WORK REQUIRED = Repeat the data that follows, word for word, without the images.
◇ ◇ ◇
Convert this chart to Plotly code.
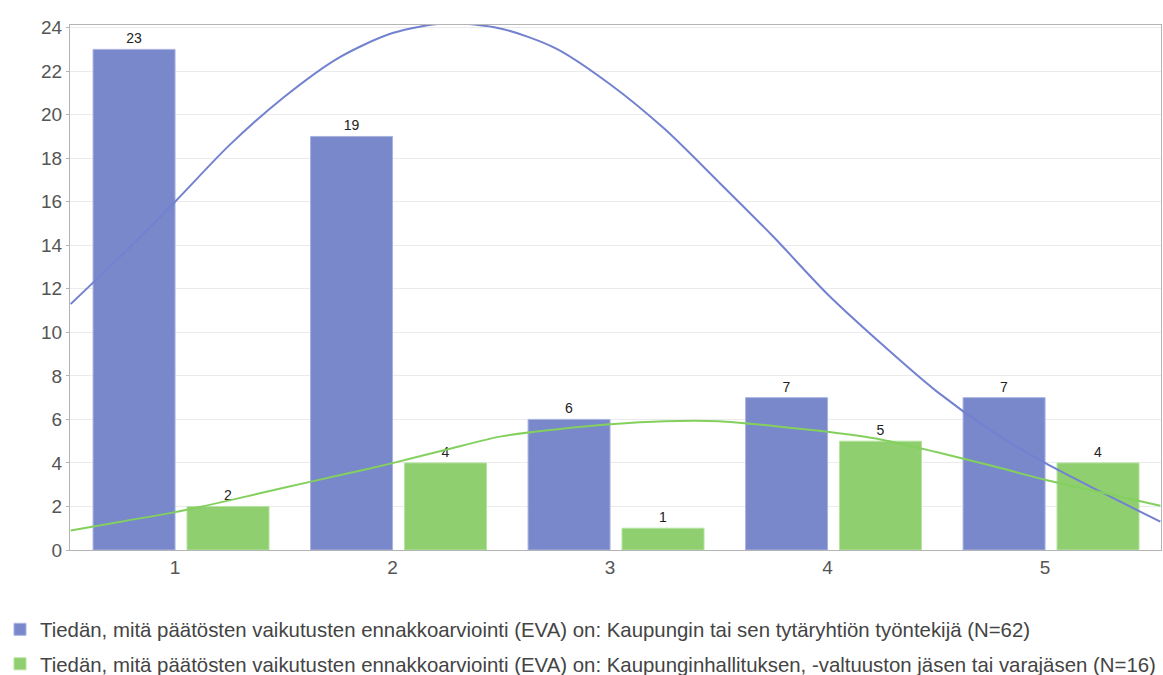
import plotly.graph_objects as go

categories = [1, 2, 3, 4, 5]
tick_labels = ["1", "2", "3", "4", "5"]

series_names = [
    "Tiedän, mitä päätösten vaikutusten ennakkoarviointi (EVA) on: Kaupungin tai sen tytäryhtiön työntekijä (N=62)",
    "Tiedän, mitä päätösten vaikutusten ennakkoarviointi (EVA) on: Kaupunginhallituksen, -valtuuston jäsen tai varajäsen (N=16)",
]
blue_values = [23, 19, 6, 7, 7]
green_values = [2, 4, 1, 5, 4]

# Fitted curves
blue_curve_x = [0.52, 0.75, 1.0, 1.25, 1.5, 1.75, 2.0, 2.25, 2.5, 2.75, 3.0, 3.25, 3.5,
                3.75, 4.0, 4.25, 4.5, 4.75, 5.0, 5.25, 5.53]
blue_curve_y = [11.3, 13.5, 16.0, 18.6, 20.8, 22.6, 23.75, 24.2, 23.95, 23.05, 21.4, 19.35, 16.9,
                14.4, 11.75, 9.45, 7.3, 5.5, 4.0, 2.7, 1.3]
green_curve_x = [0.52, 0.75, 1.0, 1.25, 1.5, 1.75, 2.0, 2.25, 2.5, 2.75, 3.0, 3.25, 3.5,
                 3.75, 4.0, 4.25, 4.5, 4.75, 5.0, 5.25, 5.53]
green_curve_y = [0.9, 1.3, 1.74, 2.28, 2.86, 3.42, 3.99, 4.62, 5.22, 5.54, 5.78, 5.92, 5.92,
                 5.7, 5.43, 5.07, 4.5, 3.88, 3.23, 2.66, 2.03]

BLUE = "#7987CB"
GREEN = "#8FCF6F"
BLUE_LINE = "#7382D0"
GREEN_LINE = "#84D05E"
BAR_W = 0.377
FONT = "Liberation Sans, Arial"

fig = go.Figure()
fig.add_trace(go.Bar(
    x=categories, y=blue_values, name=series_names[0], offset=-BAR_W, width=BAR_W,
    marker=dict(color=BLUE, line=dict(color="#A9B3E0", width=1)),
    text=[str(v) for v in blue_values], textposition="outside",
    textfont=dict(size=14, color="#222222", family=FONT),
    cliponaxis=False, legendgroup="a",
))
fig.add_trace(go.Bar(
    x=categories, y=green_values, name=series_names[1], offset=0.055, width=BAR_W,
    marker=dict(color=GREEN, line=dict(color="#B5E3A0", width=1)),
    text=[str(v) for v in green_values], textposition="outside",
    textfont=dict(size=14, color="#222222", family=FONT),
    cliponaxis=False, legendgroup="b",
))
fig.add_trace(go.Scatter(
    x=blue_curve_x, y=blue_curve_y, mode="lines",
    line=dict(color=BLUE_LINE, width=2, shape="spline", smoothing=0.8),
    showlegend=False, cliponaxis=False, hoverinfo="skip",
))
fig.add_trace(go.Scatter(
    x=green_curve_x, y=green_curve_y, mode="lines",
    line=dict(color=GREEN_LINE, width=2, shape="spline", smoothing=0.8),
    showlegend=False, cliponaxis=False, hoverinfo="skip",
))

fig.update_layout(
    width=1163, height=675,
    margin=dict(l=70, r=2, t=25, b=125, autoexpand=False),
    paper_bgcolor="white", plot_bgcolor="white",
    barmode="overlay",
    font=dict(family=FONT, color="#555555", size=19),
    legend=dict(
        orientation="v", xref="container", yref="container",
        x=0.0, y=0.097, xanchor="left", yanchor="top",
        font=dict(size=20.4, color="#444444", family=FONT), tracegroupgap=5,
        bgcolor="rgba(0,0,0,0)",
    ),
    xaxis=dict(
        range=[0.517, 5.533], tickmode="array", tickvals=categories, ticktext=tick_labels,
        showgrid=False, zeroline=False, showline=True, mirror=True,
        linecolor="#B4B4B4", linewidth=1, ticks="", tickfont=dict(size=19, color="#555555"),
    ),
    yaxis=dict(
        range=[0, 24.12], tickmode="linear", tick0=0, dtick=2,
        showgrid=True, gridcolor="#EBEBEB", gridwidth=1, zeroline=False,
        showline=True, mirror=True, linecolor="#B4B4B4", linewidth=1,
        ticks="outside", ticklen=3, tickcolor="#B4B4B4",
        tickfont=dict(size=19, color="#555555"),
    ),
)

fig.write_html("out.html", config={"displayModeBar": False},
               post_script="document.body.style.margin='0';")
◇ ◇ ◇
RESPONSE =
Convert this chart to Plotly code.
import plotly.graph_objects as go

categories = [1, 2, 3, 4, 5]
tick_labels = ["1", "2", "3", "4", "5"]

series_names = [
    "Tiedän, mitä päätösten vaikutusten ennakkoarviointi (EVA) on: Kaupungin tai sen tytäryhtiön työntekijä (N=62)",
    "Tiedän, mitä päätösten vaikutusten ennakkoarviointi (EVA) on: Kaupunginhallituksen, -valtuuston jäsen tai varajäsen (N=16)",
]
blue_values = [23, 19, 6, 7, 7]
green_values = [2, 4, 1, 5, 4]

# Fitted curves
blue_curve_x = [0.52, 0.75, 1.0, 1.25, 1.5, 1.75, 2.0, 2.25, 2.5, 2.75, 3.0, 3.25, 3.5,
                3.75, 4.0, 4.25, 4.5, 4.75, 5.0, 5.25, 5.53]
blue_curve_y = [11.3, 13.5, 16.0, 18.6, 20.8, 22.6, 23.75, 24.2, 23.95, 23.05, 21.4, 19.35, 16.9,
                14.4, 11.75, 9.45, 7.3, 5.5, 4.0, 2.7, 1.3]
green_curve_x = [0.52, 0.75, 1.0, 1.25, 1.5, 1.75, 2.0, 2.25, 2.5, 2.75, 3.0, 3.25, 3.5,
                 3.75, 4.0, 4.25, 4.5, 4.75, 5.0, 5.25, 5.53]
green_curve_y = [0.9, 1.3, 1.74, 2.28, 2.86, 3.42, 3.99, 4.62, 5.22, 5.54, 5.78, 5.92, 5.92,
                 5.7, 5.43, 5.07, 4.5, 3.88, 3.23, 2.66, 2.03]

BLUE = "#7987CB"
GREEN = "#8FCF6F"
BLUE_LINE = "#7382D0"
GREEN_LINE = "#84D05E"
BAR_W = 0.377
FONT = "Liberation Sans, Arial"

fig = go.Figure()
fig.add_trace(go.Bar(
    x=categories, y=blue_values, name=series_names[0], offset=-BAR_W, width=BAR_W,
    marker=dict(color=BLUE, line=dict(color="#A9B3E0", width=1)),
    text=[str(v) for v in blue_values], textposition="outside",
    textfont=dict(size=14, color="#222222", family=FONT),
    cliponaxis=False, legendgroup="a",
))
fig.add_trace(go.Bar(
    x=categories, y=green_values, name=series_names[1], offset=0.055, width=BAR_W,
    marker=dict(color=GREEN, line=dict(color="#B5E3A0", width=1)),
    text=[str(v) for v in green_values], textposition="outside",
    textfont=dict(size=14, color="#222222", family=FONT),
    cliponaxis=False, legendgroup="b",
))
fig.add_trace(go.Scatter(
    x=blue_curve_x, y=blue_curve_y, mode="lines",
    line=dict(color=BLUE_LINE, width=2, shape="spline", smoothing=0.8),
    showlegend=False, cliponaxis=False, hoverinfo="skip",
))
fig.add_trace(go.Scatter(
    x=green_curve_x, y=green_curve_y, mode="lines",
    line=dict(color=GREEN_LINE, width=2, shape="spline", smoothing=0.8),
    showlegend=False, cliponaxis=False, hoverinfo="skip",
))

fig.update_layout(
    width=1163, height=675,
    margin=dict(l=70, r=2, t=25, b=125, autoexpand=False),
    paper_bgcolor="white", plot_bgcolor="white",
    barmode="overlay",
    font=dict(family=FONT, color="#555555", size=19),
    legend=dict(
        orientation="v", xref="container", yref="container",
        x=0.0, y=0.097, xanchor="left", yanchor="top",
        font=dict(size=20.4, color="#444444", family=FONT), tracegroupgap=5,
        bgcolor="rgba(0,0,0,0)",
    ),
    xaxis=dict(
        range=[0.517, 5.533], tickmode="array", tickvals=categories, ticktext=tick_labels,
        showgrid=False, zeroline=False, showline=True, mirror=True,
        linecolor="#B4B4B4", linewidth=1, ticks="", tickfont=dict(size=19, color="#555555"),
    ),
    yaxis=dict(
        range=[0, 24.12], tickmode="linear", tick0=0, dtick=2,
        showgrid=True, gridcolor="#EBEBEB", gridwidth=1, zeroline=False,
        showline=True, mirror=True, linecolor="#B4B4B4", linewidth=1,
        ticks="outside", ticklen=3, tickcolor="#B4B4B4",
        tickfont=dict(size=19, color="#555555"),
    ),
)

fig.write_html("out.html", config={"displayModeBar": False},
               post_script="document.body.style.margin='0';")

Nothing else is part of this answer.